Le meurtre de Sarah Halimi doit être compris comme une alarme qui nous rappelle à nous-mêmes, à ce qui nous définit. Cette inertie est indigne de nous.
«Plus une société s’éloigne de la vérité, plus elle hait ceux qui la disent» nous prévenait George Orwell. L’incapacité politique de désigner cet antisémitisme pour ce qu’il est interdit d’en faire l’analyse historique, anthropologique et religieuse et par voie de conséquence, d’entreprendre les actions spécifiques et ciblées qui seraient nécessaires pour le vaincre. La France s’enfonce chaque jour un peu plus dans une politique multiculturaliste à relents – involontairement, mais inévitablement – racialistes. Racialistes pour ne pas dire racistes car cette attitude culturaliste qui prétend être inspirée par le respect de cultures différentes n’est rien d’autre que l’abandon à bas bruit de notre modèle d’intégration, jugé inaccessible pour ces populations, présumées, par nos responsables politiques chaperonnés par une partie de nos associations antiracistes, comme incapables de sortir de leurs modes de pensée et de fonctionnements archaïques. On a renoncé à aider ces populations, à leur tendre la main. En abandonnant les juifs, on a aussi abandonné ces dernières et, ce faisant, nous nous sommes perdus nous-mêmes.

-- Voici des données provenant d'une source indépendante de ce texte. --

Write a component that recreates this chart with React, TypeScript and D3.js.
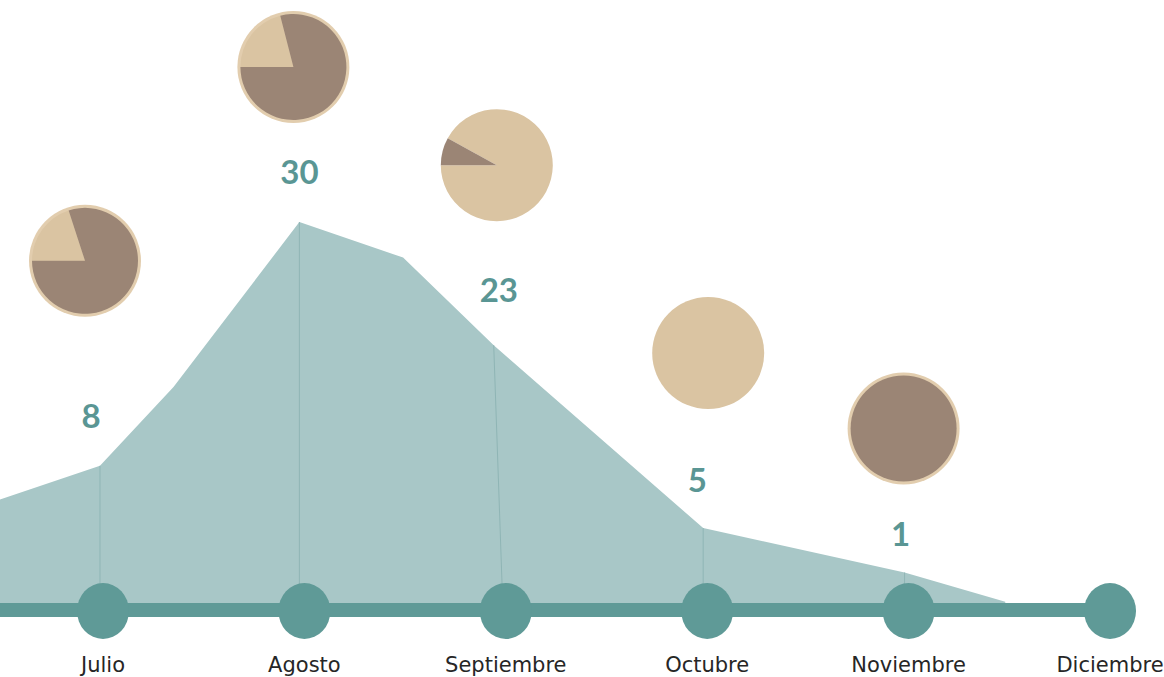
import React, { useEffect, useRef } from 'react';
import * as d3 from 'd3';

// months on the timeline
const months = ['Julio', 'Agosto', 'Septiembre', 'Octubre', 'Noviembre', 'Diciembre'];
// totals shown above the area
const totals = [8, 30, 23, 5, 1];
// pie split per month (percent)
const darkShare = [80, 79, 8, 0, 100];
const lightShare = [20, 21, 92, 100, 0];

// area silhouette: position (in months) and level (same units as totals)
const areaPos = [-0.52, -0.015, 0.35, 0.975, 1.49, 1.94, 2.98, 3.98, 4.48];
const areaLevel = [8.1, 10.8, 17.0, 30, 27.2, 20.3, 5.9, 2.4, 0.1];

// layout tweaks
const labelDx = [-12, -5, -7, -10, -8];
const labelLift = [50, 50, 55, 48, 39];
const pieDx = [-18, -11, -9, 1, -5];
const pieLift = [155, 105, 125, 127, 105];

const W = 1164;
const H = 677;
const AXIS_Y = 610;
const AXIS_TOP = 603;

const DARK = '#9b8575';
const LIGHT = '#dac4a2';
const RING = '#e2cdae';
const TEAL = '#5f9a97';
const AREA = '#a8c7c7';

export default function App() {
  const svgRef = useRef<SVGSVGElement>(null);

  useEffect(() => {
    if (!svgRef.current) return;
    const svg = d3.select(svgRef.current);
    svg.selectAll('*').remove();

    const x = d3.scaleLinear().domain([0, 5]).range([103, 1110]);
    const y = d3.scaleLinear().domain([0, 30]).range([AXIS_TOP, 222]);

    const pts = areaPos.map((p, i) => ({ p, v: areaLevel[i] }));

    const area = d3.area<{ p: number; v: number }>()
      .x(d => x(d.p))
      .y0(AXIS_TOP)
      .y1(d => y(d.v));

    svg.append('path')
      .datum(pts)
      .attr('fill', AREA)
      .attr('d', area);

    // nearest area vertex for each month with a total
    const anchor = totals.map((_, i) => {
      let best = pts[0];
      pts.forEach(d => { if (Math.abs(d.p - i) < Math.abs(best.p - i)) best = d; });
      return best;
    });

    // thin dividers inside the area
    svg.append('g').selectAll('line')
      .data(anchor)
      .join('line')
      .attr('x1', d => x(d.p))
      .attr('x2', (d, i) => x(d.p) + (i === 2 ? 9 : 0))
      .attr('y1', d => y(d.v))
      .attr('y2', AXIS_TOP)
      .attr('stroke', '#8fb5b5')
      .attr('stroke-width', 1);

    // timeline
    svg.append('line')
      .attr('x1', 0)
      .attr('x2', x(5))
      .attr('y1', AXIS_Y)
      .attr('y2', AXIS_Y)
      .attr('stroke', TEAL)
      .attr('stroke-width', 14);

    svg.append('g').selectAll('ellipse')
      .data(months)
      .join('ellipse')
      .attr('cx', (_, i) => x(i))
      .attr('cy', AXIS_Y + 1)
      .attr('rx', 26)
      .attr('ry', 28)
      .attr('fill', TEAL);

    svg.append('g').selectAll('text')
      .data(months)
      .join('text')
      .attr('x', (_, i) => x(i))
      .attr('y', 672)
      .attr('text-anchor', 'middle')
      .attr('font-family', '"DejaVu Sans", sans-serif')
      .attr('font-size', 21)
      .attr('fill', '#262626')
      .text(d => d);

    // totals
    const labelY = anchor.map((d, i) => y(d.v) - labelLift[i]);
    svg.append('g').selectAll('text')
      .data(totals)
      .join('text')
      .attr('x', (_, i) => x(i) + labelDx[i])
      .attr('y', (_, i) => labelY[i] + 12)
      .attr('text-anchor', 'middle')
      .attr('font-family', 'Lato, sans-serif')
      .attr('font-weight', 700)
      .attr('font-size', 33)
      .attr('fill', '#5a9694')
      .text(d => d);

    // pies
    const R = 56;
    const pie = d3.pie<{ c: string; v: number }>()
      .value(d => d.v)
      .sort((a, b) => a.v - b.v)
      .startAngle(1.5 * Math.PI)
      .endAngle(3.5 * Math.PI);

    totals.forEach((_, i) => {
      const ringed = darkShare[i] > lightShare[i];
      const inner = ringed ? R - 3 : R;
      const arc = d3.arc<d3.PieArcDatum<{ c: string; v: number }>>()
        .innerRadius(0)
        .outerRadius(inner);
      const g = svg.append('g')
        .attr('transform', `translate(${x(i) + pieDx[i]},${labelY[i] - pieLift[i]})`);
      if (ringed) g.append('circle').attr('r', R).attr('fill', RING);
      const slices = [
        { c: LIGHT, v: lightShare[i] },
        { c: DARK, v: darkShare[i] },
      ].filter(s => s.v > 0);
      g.selectAll('path')
        .data(pie(slices))
        .join('path')
        .attr('d', arc)
        .attr('fill', d => d.data.c);
    });
  }, []);

  return (
    <svg
      ref={svgRef}
      width={W}
      height={H}
      style={{ position: 'absolute', left: 0, top: 0, background: '#fff', display: 'block' }}
    />
  );
}
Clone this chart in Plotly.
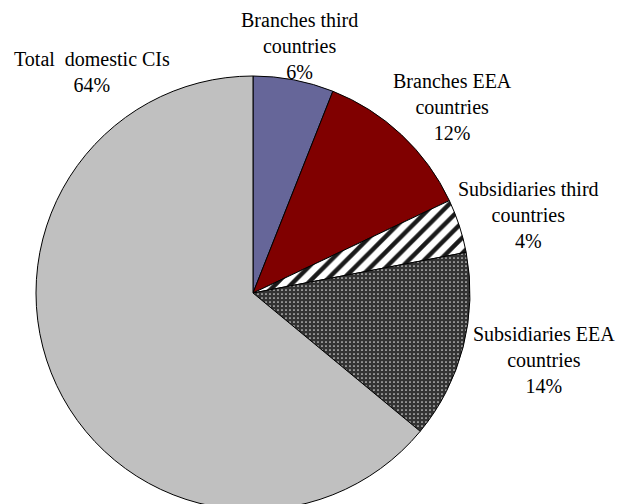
import plotly.graph_objects as go

# Shares of total assets by type of credit institution
categories = [
    "Branches third<br>countries",
    "Branches EEA<br>countries",
    "Subsidiaries third<br>countries",
    "Subsidiaries EEA<br>countries",
    "Total  domestic CIs",
]
shares = [6, 12, 4, 14, 64]

fills = ["#666699", "#800000", "#ffffff", "#333333", "#c0c0c0"]
pattern_shapes = ["", "", "/", ".", ""]
pattern_fg = ["#000000", "#000000", "#1a1a1a", "#d9d9d9", "#000000"]
pattern_size = [8, 8, 11, 4, 8]
pattern_solidity = [0.3, 0.3, 0.4, 0.15, 0.3]

# label anchor points (paper coordinates)
label_x = [0.486, 0.734, 0.856, 0.882, 0.149]
label_y = [0.910, 0.790, 0.578, 0.295, 0.859]

W, H = 617, 510

fig = go.Figure(
    go.Pie(
        values=shares,
        labels=[c.replace("<br>", " ") for c in categories],
        sort=False,
        direction="clockwise",
        rotation=0,
        textinfo="none",
        hoverinfo="none",
        showlegend=False,
        marker=dict(
            colors=fills,
            line=dict(color="#000000", width=1),
            pattern=dict(
                shape=pattern_shapes,
                fgcolor=pattern_fg,
                bgcolor=fills,
                size=pattern_size,
                solidity=pattern_solidity,
                fillmode="replace",
            ),
        ),
        domain=dict(x=[36 / W, 470 / W], y=[0.0, 434 / H]),
    )
)

for cat, val, x, y in zip(categories, shares, label_x, label_y):
    fig.add_annotation(
        text=f"{cat}<br>{val}%",
        x=x,
        y=y,
        xref="paper",
        yref="paper",
        xanchor="center",
        yanchor="middle",
        showarrow=False,
        align="center",
        font=dict(family="Liberation Serif", size=20, color="#000000"),
    )

fig.update_layout(
    width=W,
    height=H,
    margin=dict(l=0, r=0, t=0, b=0),
    paper_bgcolor="#ffffff",
    plot_bgcolor="#ffffff",
)

fig.write_html(
    "out.html",
    post_script="document.documentElement.style.overflow='hidden';document.body.style.overflow='hidden';document.body.style.margin='0';",
)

Le meurtre de Sarah Halimi doit être compris comme une alarme qui nous rappelle à nous-mêmes, à ce qui nous définit. Cette inertie est indigne de nous. La France, pays des Lumières, berceau des valeurs universelles des droits de l’homme, ne peut pas être un pays où les juifs se font agresser et tuer, parce que juifs, dans l’indifférence générale. Nous sommes tous héritiers d’une histoire, nous sommes tous comptables d’un héritage qui va de Salomon de Troyes à la France de Vichy en passant par l’émancipation des juifs en 1791 (que la France a été la première en Europe à consentir) et par l’affaire Dreyfus. Par respect pour ce que nous sommes, pour ce que nous nous targuons de représenter, nous n’avons pas le droit d’assister sans réagir à la montée de la haine contre nos concitoyens juifs. Il en va de notre admiration pour la France et, en définitive, de notre fierté d’être français.